Personal information
- Full name: Jean Philippe Varraud
- Date of birth: 10 May 1919
- Place of birth: Saint-Étienne, France
- Date of death: 24 June 2006 (aged 87)
- Place of death: Cannes, France
- Height: 1.76 m (5 ft 9 in)
- Position: Midfielder

Senior career*
- Years: Team / Apps / (Gls)
- 1937–1939: Saint-Étienne
- 1943–1944: Cannes

= Jean Varraud =

French footballer and scout (1921–2006)

Jean Philippe Varraud (/fr/; 10 May 1919 – 24 June 2006) was a French footballer and scout.

==Playing and coaching career==
Varraud played as a footballer for Saint-Étienne, and made two appearances during the 1937–38 season, with his debut coming in a 5–0 win against Toulouse during October 1937. Afterwards, he played for AS Cannes, including their 2–1 loss to Bordeaux in the 1943–44 Championnat de France Amateur final. During World War II, he helped his former Saint-Étienne teammates Ignace Tax and Ferenc Odry by temporarily taking them in following their return from the war.

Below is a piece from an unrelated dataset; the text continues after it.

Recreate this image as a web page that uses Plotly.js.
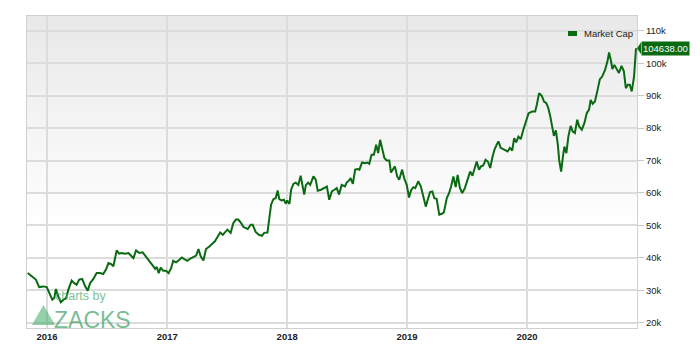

He later worked as a youth coach at Cannes, from the 1950s until 1980, helping develop players like future French internationals Vincent Estève and Charly Loubet during the 1960s, and Bernard Casoni, Yves Bertucci, Michel Dussuyer, Jean-Louis Garcia, Johan Micoud and Guy Sporn during the 1970s.

==Scouting career==
Starting in the 1980s, Varraud worked as a scout for Cannes for two decades, helping to establish the club's identification programs and develop its youth academy.

In 1986, while working as a scout for Cannes, he spotted a 15-year-old Zinedine Zidane at the CREPS in Aix-en-Provence. Varraud recommended him to manager Jean Fernandez, who later gave him his French Division 1 debut in May 1989 against FC Nantes. Shortly after Zidane joined Cannes, Varraud was tasked with helping him channel his anger to focus more on the match itself, and ended up putting Zidane on cleaning duty during his first weeks as a punishment for punching an opponent who had mocked his background. Zidane would go on to be considered one of the best footballers of all time, and later credited Varraud as the person who most influenced his development in football, describing him as a second father.

During his time as a scout for Cannes, he also discovered Peter Luccin, Pascal Bedrossian, and Gilles Hampartzoumian.

==Death==
Varraud died in Cannes on 24 June 2006, at the age of 87, following a battle with cancer. Zidane attended his funeral.

Following Zidane's headbutt during the 2006 FIFA World Cup final, internet rumours started circulating that it was triggered by Marco Materazzi gloating about Varraud's death.